Matchup breakdown — tempo, strengths, and where goals come from
Start with the obvious: Wolfsberger concede. Their recent numbers show an average goals allowed hovering around 2.0 per match, and their PPG is a modest 1.3 scored. They're rusty in the final third and brittle at the back — L vs LASK (1-3), L vs Rapid (0-2), L vs Blau-Weiß Linz (1-2). Grazer AK are slightly steadier defensively (1.6 allowed) and they actually drew Wolfsberger 2-2 in their last meeting, so this isn't an unfamiliar opponent.

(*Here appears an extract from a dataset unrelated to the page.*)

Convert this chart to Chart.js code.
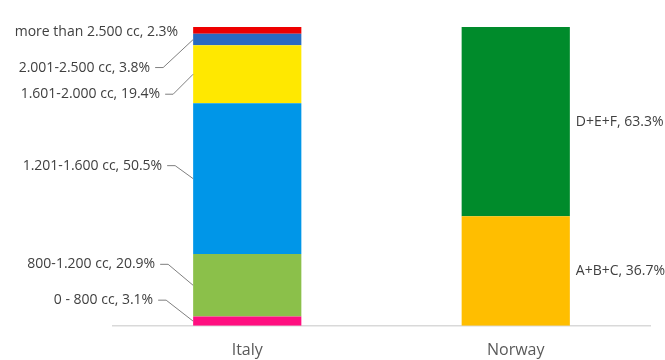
<!DOCTYPE html>
<html>
<head>
<meta charset="utf-8">
<script src="https://cdn.jsdelivr.net/npm/chart.js@4"></script>
<style>
  html, body { margin: 0; padding: 0; background: #fff; }
  #wrap { width: 665px; height: 360px; }
</style>
</head>
<body>
<div id="wrap"><canvas id="c" width="665" height="360"></canvas></div>
<script>
// 카테고리와 시리즈 값 (아래에서 위 순서)
const countries = ['Italy', 'Norway'];

const italyNames = ['0 - 800 cc', '800-1.200 cc', '1.201-1.600 cc', '1.601-2.000 cc', '2.001-2.500 cc', 'more than 2.500 cc'];
const italyValues = [3.1, 20.9, 50.5, 19.4, 3.8, 2.3];
const italyColors = ['#FF0F80', '#8BC04A', '#0096E8', '#FFE800', '#2A6AC0', '#EE0000'];

const norwayNames = ['A+B+C', 'D+E+F'];
const norwayValues = [36.7, 63.3];
const norwayColors = ['#FFBE00', '#008B2B'];

// 이탈리아 라벨 위치 (세그먼트 중심 기준 오프셋: 텍스트 오른쪽 끝 dx, 텍스트 dy, 리더선 여부)
const italyLabelPos = [
    { dx: -40, dy: -21, line: true },
    { dx: -38, dy: -21, line: true },
    { dx: -31, dy: -13, line: true },
    { dx: -33, dy: 20, line: true },
    { dx: -43, dy: 28, line: true },
    { dx: -15, dy: 2, line: false }
];

const datasets = [];
italyValues.forEach((v, i) => {
    datasets.push({
        label: italyNames[i],
        data: [v, null],
        backgroundColor: italyColors[i],
        country: 0
    });
});
norwayValues.forEach((v, i) => {
    datasets.push({
        label: norwayNames[i],
        data: [null, v],
        backgroundColor: norwayColors[i],
        country: 1
    });
});

// 데이터 라벨 + 리더선 그리기
const labelPlugin = {
    id: 'segLabels',
    afterDatasetsDraw(chart) {
        const ctx = chart.ctx;
        ctx.save();
        ctx.font = '14px "Open Sans", sans-serif';
        ctx.fillStyle = '#404040';
        ctx.textBaseline = 'middle';
        chart.data.datasets.forEach((ds, di) => {
            const idx = ds.country;
            const bar = chart.getDatasetMeta(di).data[idx];
            const midY = (bar.y + bar.base) / 2;
            const left = bar.x - bar.width / 2;
            const right = bar.x + bar.width / 2;
            const text = ds.label + ', ' + ds.data[idx].toFixed(1) + '%';
            if (idx === 0) {
                const p = italyLabelPos[di];
                const tx = left + p.dx;
                const ty = midY + p.dy;
                ctx.textAlign = 'right';
                ctx.fillText(text, tx, ty);
                if (p.line) {
                    ctx.strokeStyle = '#7F7F7F';
                    ctx.lineWidth = 1;
                    ctx.beginPath();
                    ctx.moveTo(tx + 5, ty);
                    ctx.lineTo(tx + 13, ty);
                    ctx.lineTo(left, midY);
                    ctx.stroke();
                }
            } else {
                ctx.textAlign = 'left';
                ctx.fillText(text, right + 6, midY);
            }
        });
        ctx.restore();
    }
};

new Chart(document.getElementById('c'), {
    type: 'bar',
    data: { labels: countries, datasets: datasets },
    options: {
        responsive: false,
        animation: false,
        layout: { padding: { left: 113, right: 15, top: 27, bottom: -15 } },
        plugins: { legend: { display: false }, tooltip: { enabled: false } },
        datasets: { bar: { categoryPercentage: 1, barPercentage: 0.403, skipNull: true, grouped: false } },
        scales: {
            x: {
                stacked: true,
                grid: { display: false, drawTicks: false },
                border: { color: '#D9D9D9', width: 1.5 },
                ticks: { color: '#595959', font: { family: '"Open Sans", sans-serif', size: 16 }, padding: 15 }
            },
            y: {
                stacked: true,
                display: false,
                min: 0,
                max: 100
            }
        }
    },
    plugins: [labelPlugin]
});
</script>
</body>
</html>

Tempo clash: Grazer wants to manage the clock at home and is more comfortable sitting into low-blocks then countering. Wolfsberger, under pressure, have been more direct but inefficient; that increases transition chances but not necessarily goals for both teams. That style clash tends to produce low-to-mid totals — teams exchanging dangerous moments rather than dominating possession for long stretches.
Context matters: ELOs of 1479 vs 1475 tell you these are closely matched sides on form-adjusted long-term rating. But short-term form leans to frustration: Grazer's last 10 are 1W-6L and Wolfsberger's last 10 are 1W-5L. Neither is in a rhythm, which usually suppresses attacking output rather than inflates it.